_Source excerpt_.

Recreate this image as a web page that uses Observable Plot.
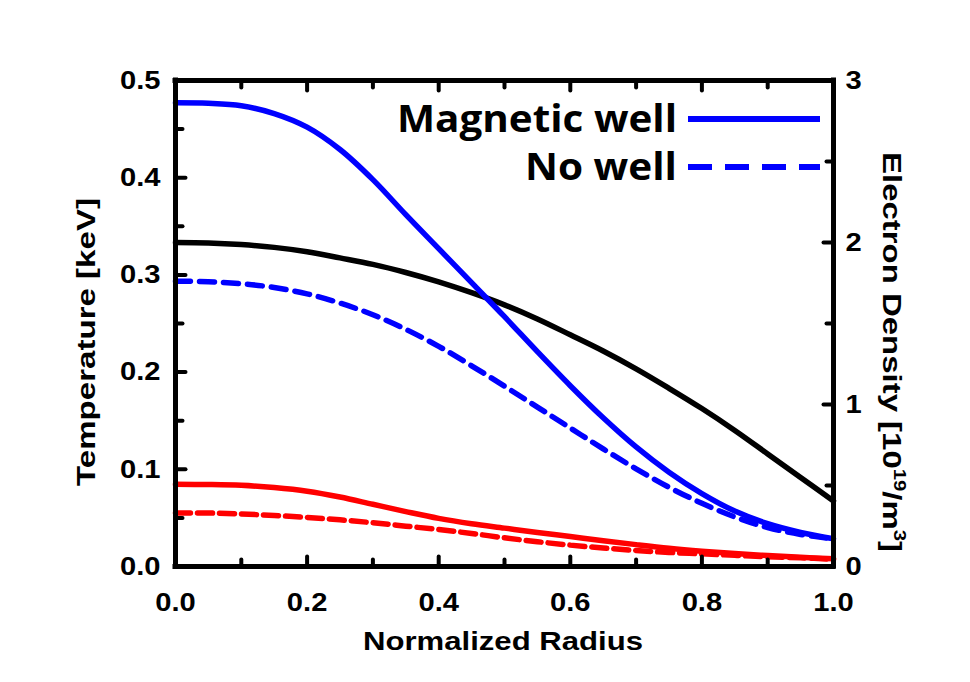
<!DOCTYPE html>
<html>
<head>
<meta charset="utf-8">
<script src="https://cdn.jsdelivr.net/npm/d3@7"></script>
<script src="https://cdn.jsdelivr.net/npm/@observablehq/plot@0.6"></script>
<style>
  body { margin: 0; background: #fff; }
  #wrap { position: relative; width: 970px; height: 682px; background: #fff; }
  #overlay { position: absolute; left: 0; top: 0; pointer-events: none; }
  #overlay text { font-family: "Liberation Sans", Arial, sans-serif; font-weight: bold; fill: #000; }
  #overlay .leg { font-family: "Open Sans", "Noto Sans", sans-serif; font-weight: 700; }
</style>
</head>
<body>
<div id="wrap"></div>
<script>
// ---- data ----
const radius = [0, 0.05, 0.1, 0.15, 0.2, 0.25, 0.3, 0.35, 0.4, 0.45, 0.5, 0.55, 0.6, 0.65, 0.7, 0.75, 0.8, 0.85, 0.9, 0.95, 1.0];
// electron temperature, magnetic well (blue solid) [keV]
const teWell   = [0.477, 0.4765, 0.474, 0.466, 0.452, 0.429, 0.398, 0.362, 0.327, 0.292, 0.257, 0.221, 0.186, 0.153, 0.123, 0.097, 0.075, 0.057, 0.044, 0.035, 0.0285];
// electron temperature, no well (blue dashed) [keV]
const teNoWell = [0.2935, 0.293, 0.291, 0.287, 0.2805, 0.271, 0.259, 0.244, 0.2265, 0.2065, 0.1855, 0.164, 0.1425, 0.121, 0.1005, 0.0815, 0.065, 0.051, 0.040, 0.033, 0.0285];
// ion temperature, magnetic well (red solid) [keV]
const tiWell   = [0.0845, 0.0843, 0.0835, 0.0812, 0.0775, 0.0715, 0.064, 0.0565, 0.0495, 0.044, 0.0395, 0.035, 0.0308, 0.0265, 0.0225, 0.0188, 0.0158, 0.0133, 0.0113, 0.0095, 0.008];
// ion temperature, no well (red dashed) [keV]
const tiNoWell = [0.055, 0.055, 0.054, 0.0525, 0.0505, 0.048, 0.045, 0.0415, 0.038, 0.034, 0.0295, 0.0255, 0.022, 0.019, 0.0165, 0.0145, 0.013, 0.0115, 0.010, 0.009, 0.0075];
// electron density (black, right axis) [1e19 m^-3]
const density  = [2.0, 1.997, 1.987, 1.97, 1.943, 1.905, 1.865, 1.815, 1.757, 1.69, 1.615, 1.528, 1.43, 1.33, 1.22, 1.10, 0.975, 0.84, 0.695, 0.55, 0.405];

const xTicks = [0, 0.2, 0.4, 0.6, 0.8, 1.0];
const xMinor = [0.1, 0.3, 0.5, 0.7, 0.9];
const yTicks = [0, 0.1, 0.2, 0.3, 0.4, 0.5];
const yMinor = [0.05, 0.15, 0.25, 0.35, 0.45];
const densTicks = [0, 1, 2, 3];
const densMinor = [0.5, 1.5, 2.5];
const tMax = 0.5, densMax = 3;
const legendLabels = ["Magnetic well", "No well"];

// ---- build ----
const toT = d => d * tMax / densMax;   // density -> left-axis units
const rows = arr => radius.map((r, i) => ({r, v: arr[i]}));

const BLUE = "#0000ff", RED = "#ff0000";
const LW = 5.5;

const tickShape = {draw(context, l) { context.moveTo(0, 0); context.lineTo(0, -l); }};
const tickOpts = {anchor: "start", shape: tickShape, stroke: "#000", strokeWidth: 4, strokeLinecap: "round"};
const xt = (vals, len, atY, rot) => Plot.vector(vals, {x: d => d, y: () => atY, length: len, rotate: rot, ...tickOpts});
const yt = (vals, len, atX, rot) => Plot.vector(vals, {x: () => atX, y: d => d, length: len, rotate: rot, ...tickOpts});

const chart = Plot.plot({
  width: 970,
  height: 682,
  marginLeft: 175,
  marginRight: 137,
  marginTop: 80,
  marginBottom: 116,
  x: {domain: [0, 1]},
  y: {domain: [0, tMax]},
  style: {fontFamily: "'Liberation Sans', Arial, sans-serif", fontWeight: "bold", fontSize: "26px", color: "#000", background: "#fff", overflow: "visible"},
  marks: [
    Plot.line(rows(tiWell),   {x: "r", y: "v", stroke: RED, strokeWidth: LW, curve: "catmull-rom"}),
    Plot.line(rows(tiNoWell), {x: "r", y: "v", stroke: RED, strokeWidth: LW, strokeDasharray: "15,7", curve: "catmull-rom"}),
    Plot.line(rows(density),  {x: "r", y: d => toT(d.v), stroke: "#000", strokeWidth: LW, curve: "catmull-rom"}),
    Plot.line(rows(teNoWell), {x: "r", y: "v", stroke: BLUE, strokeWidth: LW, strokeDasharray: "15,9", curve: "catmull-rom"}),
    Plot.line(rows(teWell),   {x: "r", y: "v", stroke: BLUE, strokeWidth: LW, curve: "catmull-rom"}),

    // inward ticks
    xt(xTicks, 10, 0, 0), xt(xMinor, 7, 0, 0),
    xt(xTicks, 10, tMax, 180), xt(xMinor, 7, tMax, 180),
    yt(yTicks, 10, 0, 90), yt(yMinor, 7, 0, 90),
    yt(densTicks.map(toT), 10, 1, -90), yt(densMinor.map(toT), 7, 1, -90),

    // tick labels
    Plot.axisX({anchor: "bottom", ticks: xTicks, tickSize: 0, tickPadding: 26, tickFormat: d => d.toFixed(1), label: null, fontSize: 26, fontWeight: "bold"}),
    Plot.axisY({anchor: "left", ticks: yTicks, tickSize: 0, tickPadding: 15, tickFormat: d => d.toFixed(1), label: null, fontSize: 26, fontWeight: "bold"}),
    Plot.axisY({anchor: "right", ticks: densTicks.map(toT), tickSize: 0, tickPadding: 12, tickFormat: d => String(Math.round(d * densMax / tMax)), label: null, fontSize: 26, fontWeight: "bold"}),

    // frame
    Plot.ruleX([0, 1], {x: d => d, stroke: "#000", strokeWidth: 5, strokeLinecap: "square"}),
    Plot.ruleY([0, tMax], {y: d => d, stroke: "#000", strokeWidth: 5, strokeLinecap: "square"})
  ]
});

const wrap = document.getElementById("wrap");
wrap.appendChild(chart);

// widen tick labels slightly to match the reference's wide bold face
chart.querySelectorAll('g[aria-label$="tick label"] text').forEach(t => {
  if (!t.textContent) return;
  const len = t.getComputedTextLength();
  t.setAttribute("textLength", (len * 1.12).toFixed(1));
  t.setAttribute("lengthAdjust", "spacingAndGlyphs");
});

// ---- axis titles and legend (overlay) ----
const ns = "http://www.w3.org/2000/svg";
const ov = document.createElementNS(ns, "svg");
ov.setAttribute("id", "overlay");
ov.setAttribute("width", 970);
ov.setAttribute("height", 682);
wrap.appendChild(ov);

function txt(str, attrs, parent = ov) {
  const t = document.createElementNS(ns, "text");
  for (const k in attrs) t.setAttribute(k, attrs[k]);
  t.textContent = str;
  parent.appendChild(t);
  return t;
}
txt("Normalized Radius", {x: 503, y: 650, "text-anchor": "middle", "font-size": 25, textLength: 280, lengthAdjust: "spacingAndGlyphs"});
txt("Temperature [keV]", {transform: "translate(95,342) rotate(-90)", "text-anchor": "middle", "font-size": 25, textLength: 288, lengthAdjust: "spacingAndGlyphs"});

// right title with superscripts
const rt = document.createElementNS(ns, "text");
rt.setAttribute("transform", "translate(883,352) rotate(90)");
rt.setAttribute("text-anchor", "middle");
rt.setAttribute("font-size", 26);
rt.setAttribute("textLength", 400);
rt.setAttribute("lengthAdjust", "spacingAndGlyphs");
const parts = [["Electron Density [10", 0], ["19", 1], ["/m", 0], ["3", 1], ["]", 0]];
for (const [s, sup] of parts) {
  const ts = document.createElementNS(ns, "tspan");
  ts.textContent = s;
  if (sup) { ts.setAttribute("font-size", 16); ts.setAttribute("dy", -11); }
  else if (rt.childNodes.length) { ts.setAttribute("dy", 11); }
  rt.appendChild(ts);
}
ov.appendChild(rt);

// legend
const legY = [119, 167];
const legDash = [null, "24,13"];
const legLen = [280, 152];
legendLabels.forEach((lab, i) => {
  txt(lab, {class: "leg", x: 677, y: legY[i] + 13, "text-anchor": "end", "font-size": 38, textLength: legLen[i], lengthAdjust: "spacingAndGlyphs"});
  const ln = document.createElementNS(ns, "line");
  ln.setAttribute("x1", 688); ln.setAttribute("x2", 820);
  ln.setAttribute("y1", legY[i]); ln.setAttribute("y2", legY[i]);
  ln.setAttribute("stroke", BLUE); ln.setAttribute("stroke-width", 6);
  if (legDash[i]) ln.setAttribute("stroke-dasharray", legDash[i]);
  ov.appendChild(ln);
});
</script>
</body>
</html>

_Work required_. Exactly reproduce the run of lines from the start of the listing through the line with "0.695, 0.55, 0.405];", inclusive; pictures are not copied.

_Task response_.
Recreate this image as a web page that uses Observable Plot.
<!DOCTYPE html>
<html>
<head>
<meta charset="utf-8">
<script src="https://cdn.jsdelivr.net/npm/d3@7"></script>
<script src="https://cdn.jsdelivr.net/npm/@observablehq/plot@0.6"></script>
<style>
  body { margin: 0; background: #fff; }
  #wrap { position: relative; width: 970px; height: 682px; background: #fff; }
  #overlay { position: absolute; left: 0; top: 0; pointer-events: none; }
  #overlay text { font-family: "Liberation Sans", Arial, sans-serif; font-weight: bold; fill: #000; }
  #overlay .leg { font-family: "Open Sans", "Noto Sans", sans-serif; font-weight: 700; }
</style>
</head>
<body>
<div id="wrap"></div>
<script>
// ---- data ----
const radius = [0, 0.05, 0.1, 0.15, 0.2, 0.25, 0.3, 0.35, 0.4, 0.45, 0.5, 0.55, 0.6, 0.65, 0.7, 0.75, 0.8, 0.85, 0.9, 0.95, 1.0];
// electron temperature, magnetic well (blue solid) [keV]
const teWell   = [0.477, 0.4765, 0.474, 0.466, 0.452, 0.429, 0.398, 0.362, 0.327, 0.292, 0.257, 0.221, 0.186, 0.153, 0.123, 0.097, 0.075, 0.057, 0.044, 0.035, 0.0285];
// electron temperature, no well (blue dashed) [keV]
const teNoWell = [0.2935, 0.293, 0.291, 0.287, 0.2805, 0.271, 0.259, 0.244, 0.2265, 0.2065, 0.1855, 0.164, 0.1425, 0.121, 0.1005, 0.0815, 0.065, 0.051, 0.040, 0.033, 0.0285];
// ion temperature, magnetic well (red solid) [keV]
const tiWell   = [0.0845, 0.0843, 0.0835, 0.0812, 0.0775, 0.0715, 0.064, 0.0565, 0.0495, 0.044, 0.0395, 0.035, 0.0308, 0.0265, 0.0225, 0.0188, 0.0158, 0.0133, 0.0113, 0.0095, 0.008];
// ion temperature, no well (red dashed) [keV]
const tiNoWell = [0.055, 0.055, 0.054, 0.0525, 0.0505, 0.048, 0.045, 0.0415, 0.038, 0.034, 0.0295, 0.0255, 0.022, 0.019, 0.0165, 0.0145, 0.013, 0.0115, 0.010, 0.009, 0.0075];
// electron density (black, right axis) [1e19 m^-3]
const density  = [2.0, 1.997, 1.987, 1.97, 1.943, 1.905, 1.865, 1.815, 1.757, 1.69, 1.615, 1.528, 1.43, 1.33, 1.22, 1.10, 0.975, 0.84, 0.695, 0.55, 0.405];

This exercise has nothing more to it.